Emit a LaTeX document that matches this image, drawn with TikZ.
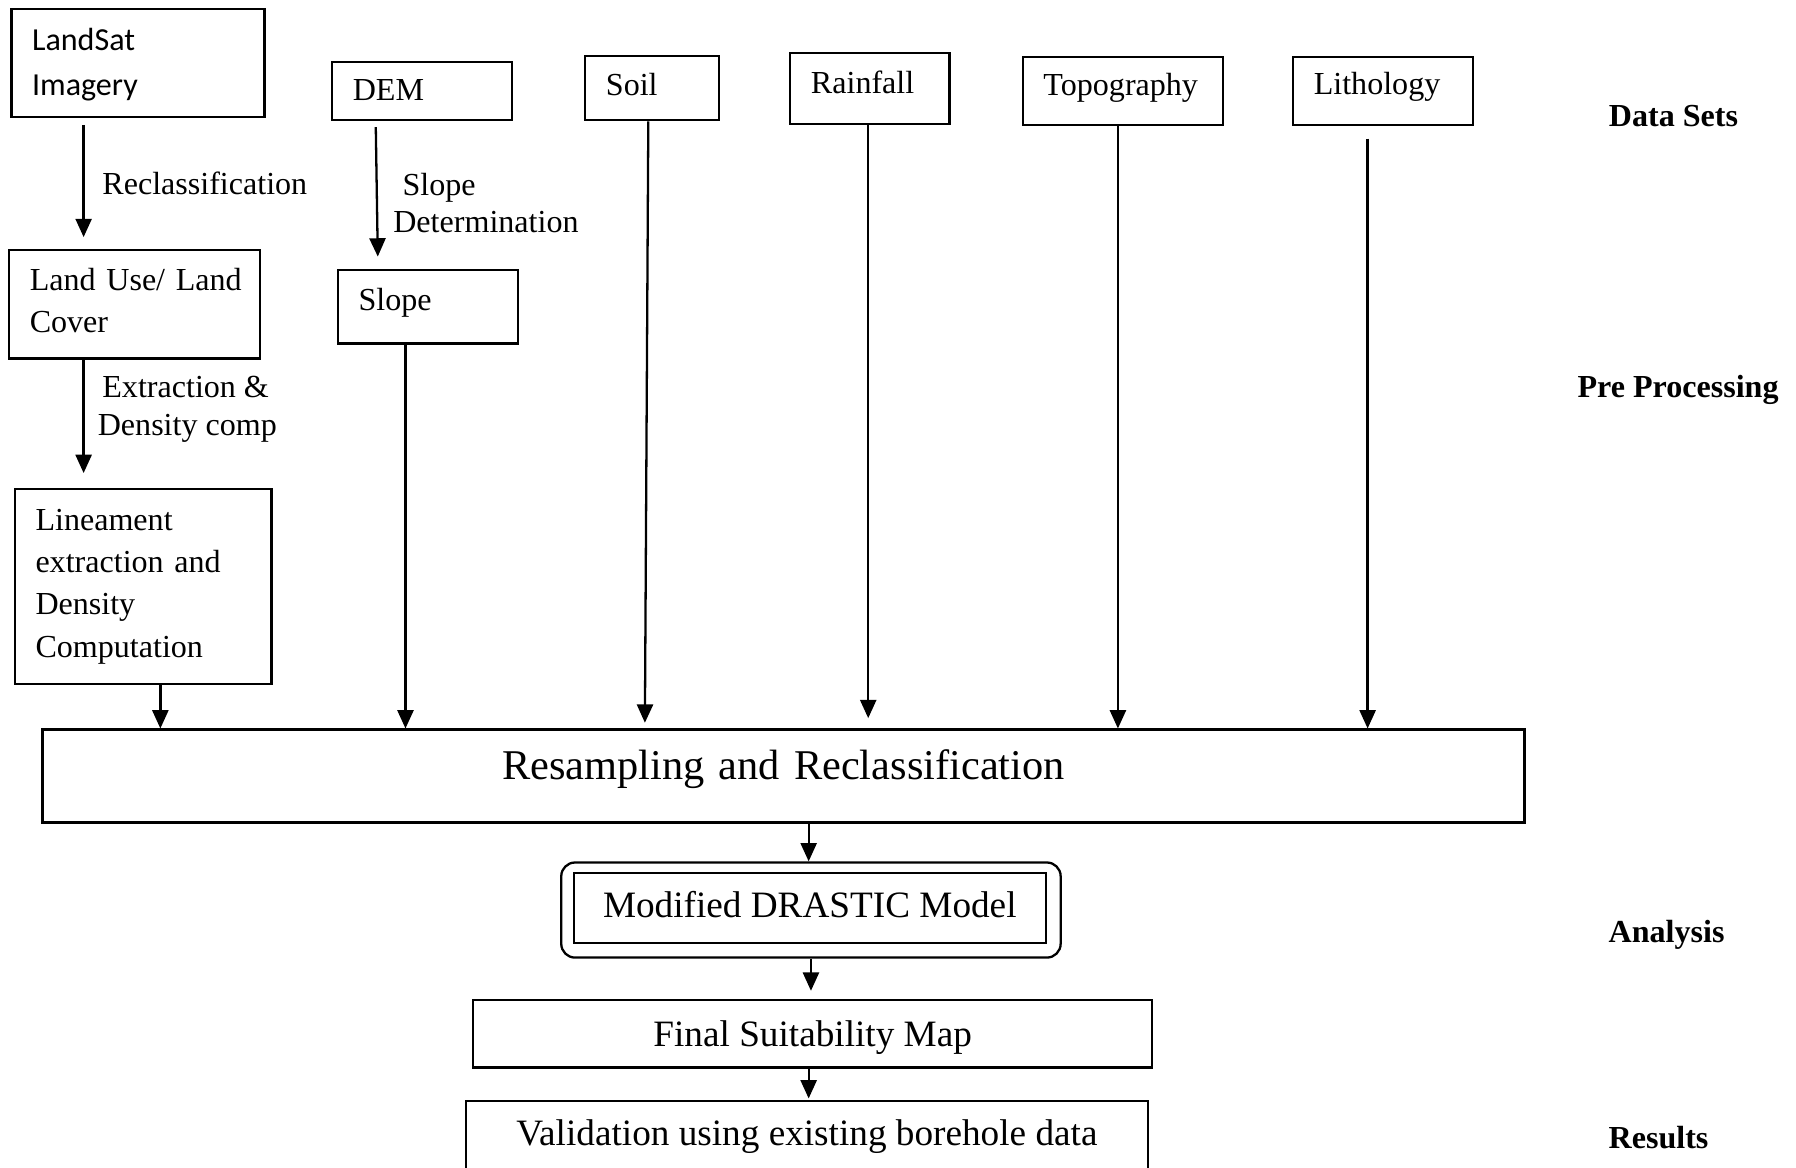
\documentclass[tikz,border=0pt]{standalone}
\usepackage{fontspec}
\setmainfont{Liberation Serif}
\newfontfamily\calfont{Carlito}
\usetikzlibrary{arrows.meta}
\begin{document}
\begin{tikzpicture}[x=0.5pt,y=-0.5pt,
  box/.style={draw, line width=1pt, inner xsep=9pt, inner ysep=0pt, align=left, font=\fontsize{14}{18.5}\selectfont},
  tb/.style={text height=9.27pt, text depth=#1},
  tb/.default=0pt,
  cbox/.style={draw, line width=1pt, inner sep=0pt, align=center, font=\fontsize{16.25}{19}\selectfont, text height=10.76pt, text depth=0pt},
  arr/.style={line width=1pt, -{Triangle[length=8pt,width=7pt]}},
  side/.style={inner sep=0pt, font=\fontsize{14}{17}\selectfont\bfseries, text height=9.27pt, text depth=0pt},
  lbl/.style={anchor=west, align=left, inner sep=0pt, font=\fontsize{14}{16}\selectfont}]
\useasboundingbox (0,0) rectangle (1568,1019);
\clip (0,0) rectangle (1568,1019);
\fill[white] (0,0) rectangle (1568,1019);

% data set boxes
\node[box, text width=92.5pt, minimum height=47pt, text height=9pt, text depth=19.5pt, font=\calfont\fontsize{14}{19.5}\selectfont] (landsat) at (120.5,55) {LandSat\\Imagery};
\node[box, tb=1pt, text width=60.5pt, minimum height=25.5pt] (dem) at (368.5,79.5) {DEM};
\node[box, tb=2.6pt, text width=40.5pt, minimum height=28pt] (soil) at (569.5,77) {Soil};
\node[box, tb=4.5pt, text width=51.5pt, minimum height=31pt] (rain) at (759.5,77) {Rainfall};
\node[box, tb=5.4pt, text width=69.5pt, minimum height=29.5pt] (topo) at (980.5,79.5) {Topography};
\node[box, tb=6.5pt, text width=60.5pt, minimum height=29.5pt] (litho) at (1207.5,79.5) {Lithology};

% pre-processing boxes
\node[box, text width=91.5pt, minimum height=47.5pt, text height=9.27pt, text depth=21.5pt] (landuse) at (117.5,265.5) {\mbox{Land Use/ Land}\\Cover};
\node[box, tb=6.6pt, text width=60.5pt, minimum height=32pt] (slope) at (373.5,268) {Slope};
\node[box, text width=94pt, minimum height=85pt] (linea) at (125,512) {Lineament\\extraction and\\Density\\Computation};

% main chain
\node[box, align=center, inner xsep=0pt, text width=647pt, minimum height=40.5pt, text height=12.25pt, text depth=9.5pt, font=\fontsize{18.5}{22}\selectfont] (resamp) at (684,677.5) {Resampling and Reclassification};
\node[draw, line width=1pt, rounded corners=6pt, minimum width=218pt, minimum height=41.5pt] (drout) at (708,794.5) {};
\node[cbox, text depth=2.5pt, minimum width=206pt, minimum height=30.5pt] (drastic) at (707,792.5) {Modified DRASTIC Model};
\node[cbox, minimum width=296.5pt, minimum height=29.5pt] (final) at (709.5,902.5) {Final Suitability Map};
\node[cbox, draw=none, minimum width=296.5pt, minimum height=27pt] (valid) at (704.5,989) {Validation using existing borehole data};
\draw[line width=1pt] ([yshift=-30pt]valid.south west) -- (valid.north west) -- (valid.north east) -- ([yshift=-30pt]valid.south east);

% arrow labels
\node[lbl] (lreclass) at (89,160) {Reclassification};
\node[lbl] (lslope) at (343,177) {\hspace*{4pt}Slope\\Determination};
\node[lbl, font=\fontsize{14}{16.5}\selectfont] (lextract) at (85,357.5) {\hspace*{2pt}Extraction \&\\Density comp};

% connectors
\draw[arr, shorten <=3pt, shorten >=5pt] (landsat.south -| 73,0) -- (landuse.north -| 73,0);
\draw[arr, shorten >=6.5pt] (landuse.south -| 73,0) -- (linea.north -| 73,0);
\draw[arr] (linea.south -| 140,0) -- (resamp.north -| 140,0);
\draw[arr, shorten <=2.5pt, shorten >=5.5pt] (dem.south -| 328,0) -- (slope.north -| 330,0);
\draw[arr] (slope.south -| 354,0) -- (resamp.north -| 354,0);
\draw[arr, shorten >=2.5pt] (soil.south -| 566,0) -- (resamp.north -| 563,0);
\draw[arr, shorten >=4.5pt] (rain.south -| 758,0) -- (resamp.north -| 758,0);
\draw[arr] (topo.south -| 976,0) -- (resamp.north -| 976,0);
\draw[arr, shorten <=5.5pt] (litho.south -| 1194,0) -- (resamp.north -| 1194,0);
\draw[arr] (resamp.south -| 706,0) -- (drout.north -| 706,0);
\draw[arr, shorten >=3.5pt] (drout.south -| 708,0) -- (final.north -| 708,0);
\draw[arr, shorten >=1pt] (final.south -| 706,0) -- (valid.north -| 706,0);

% stage labels
\node[side] (sdata) at (1461,101) {Data Sets};
\node[side] (spre) at (1465,338) {Pre Processing};
\node[side] (sana) at (1455,813.4) {Analysis};
\node[side] (sres) at (1448,993.5) {Results};
\end{tikzpicture}
\end{document}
---------------
AIM OF THE TASK ::
Reproduce each line word for word and drop the pictures.

ANSWER FOR THE TASK ::
Emit a LaTeX document that matches this image, drawn with TikZ.
\documentclass[tikz,border=0pt]{standalone}
\usepackage{fontspec}
\setmainfont{Liberation Serif}
\newfontfamily\calfont{Carlito}
\usetikzlibrary{arrows.meta}
\begin{document}
\begin{tikzpicture}[x=0.5pt,y=-0.5pt,
  box/.style={draw, line width=1pt, inner xsep=9pt, inner ysep=0pt, align=left, font=\fontsize{14}{18.5}\selectfont},
  tb/.style={text height=9.27pt, text depth=#1},
  tb/.default=0pt,
  cbox/.style={draw, line width=1pt, inner sep=0pt, align=center, font=\fontsize{16.25}{19}\selectfont, text height=10.76pt, text depth=0pt},
  arr/.style={line width=1pt, -{Triangle[length=8pt,width=7pt]}},
  side/.style={inner sep=0pt, font=\fontsize{14}{17}\selectfont\bfseries, text height=9.27pt, text depth=0pt},
  lbl/.style={anchor=west, align=left, inner sep=0pt, font=\fontsize{14}{16}\selectfont}]
\useasboundingbox (0,0) rectangle (1568,1019);
\clip (0,0) rectangle (1568,1019);
\fill[white] (0,0) rectangle (1568,1019);

% data set boxes
\node[box, text width=92.5pt, minimum height=47pt, text height=9pt, text depth=19.5pt, font=\calfont\fontsize{14}{19.5}\selectfont] (landsat) at (120.5,55) {LandSat\\Imagery};
\node[box, tb=1pt, text width=60.5pt, minimum height=25.5pt] (dem) at (368.5,79.5) {DEM};
\node[box, tb=2.6pt, text width=40.5pt, minimum height=28pt] (soil) at (569.5,77) {Soil};
\node[box, tb=4.5pt, text width=51.5pt, minimum height=31pt] (rain) at (759.5,77) {Rainfall};
\node[box, tb=5.4pt, text width=69.5pt, minimum height=29.5pt] (topo) at (980.5,79.5) {Topography};
\node[box, tb=6.5pt, text width=60.5pt, minimum height=29.5pt] (litho) at (1207.5,79.5) {Lithology};

% pre-processing boxes
\node[box, text width=91.5pt, minimum height=47.5pt, text height=9.27pt, text depth=21.5pt] (landuse) at (117.5,265.5) {\mbox{Land Use/ Land}\\Cover};
\node[box, tb=6.6pt, text width=60.5pt, minimum height=32pt] (slope) at (373.5,268) {Slope};
\node[box, text width=94pt, minimum height=85pt] (linea) at (125,512) {Lineament\\extraction and\\Density\\Computation};

% main chain
\node[box, align=center, inner xsep=0pt, text width=647pt, minimum height=40.5pt, text height=12.25pt, text depth=9.5pt, font=\fontsize{18.5}{22}\selectfont] (resamp) at (684,677.5) {Resampling and Reclassification};
\node[draw, line width=1pt, rounded corners=6pt, minimum width=218pt, minimum height=41.5pt] (drout) at (708,794.5) {};
\node[cbox, text depth=2.5pt, minimum width=206pt, minimum height=30.5pt] (drastic) at (707,792.5) {Modified DRASTIC Model};
\node[cbox, minimum width=296.5pt, minimum height=29.5pt] (final) at (709.5,902.5) {Final Suitability Map};
\node[cbox, draw=none, minimum width=296.5pt, minimum height=27pt] (valid) at (704.5,989) {Validation using existing borehole data};
\draw[line width=1pt] ([yshift=-30pt]valid.south west) -- (valid.north west) -- (valid.north east) -- ([yshift=-30pt]valid.south east);

% arrow labels
\node[lbl] (lreclass) at (89,160) {Reclassification};
\node[lbl] (lslope) at (343,177) {\hspace*{4pt}Slope\\Determination};
\node[lbl, font=\fontsize{14}{16.5}\selectfont] (lextract) at (85,357.5) {\hspace*{2pt}Extraction \&\\Density comp};

% connectors
\draw[arr, shorten <=3pt, shorten >=5pt] (landsat.south -| 73,0) -- (landuse.north -| 73,0);
\draw[arr, shorten >=6.5pt] (landuse.south -| 73,0) -- (linea.north -| 73,0);
\draw[arr] (linea.south -| 140,0) -- (resamp.north -| 140,0);
\draw[arr, shorten <=2.5pt, shorten >=5.5pt] (dem.south -| 328,0) -- (slope.north -| 330,0);
\draw[arr] (slope.south -| 354,0) -- (resamp.north -| 354,0);
\draw[arr, shorten >=2.5pt] (soil.south -| 566,0) -- (resamp.north -| 563,0);
\draw[arr, shorten >=4.5pt] (rain.south -| 758,0) -- (resamp.north -| 758,0);
\draw[arr] (topo.south -| 976,0) -- (resamp.north -| 976,0);
\draw[arr, shorten <=5.5pt] (litho.south -| 1194,0) -- (resamp.north -| 1194,0);
\draw[arr] (resamp.south -| 706,0) -- (drout.north -| 706,0);
\draw[arr, shorten >=3.5pt] (drout.south -| 708,0) -- (final.north -| 708,0);
\draw[arr, shorten >=1pt] (final.south -| 706,0) -- (valid.north -| 706,0);

% stage labels
\node[side] (sdata) at (1461,101) {Data Sets};
\node[side] (spre) at (1465,338) {Pre Processing};
\node[side] (sana) at (1455,813.4) {Analysis};
\node[side] (sres) at (1448,993.5) {Results};
\end{tikzpicture}
\end{document}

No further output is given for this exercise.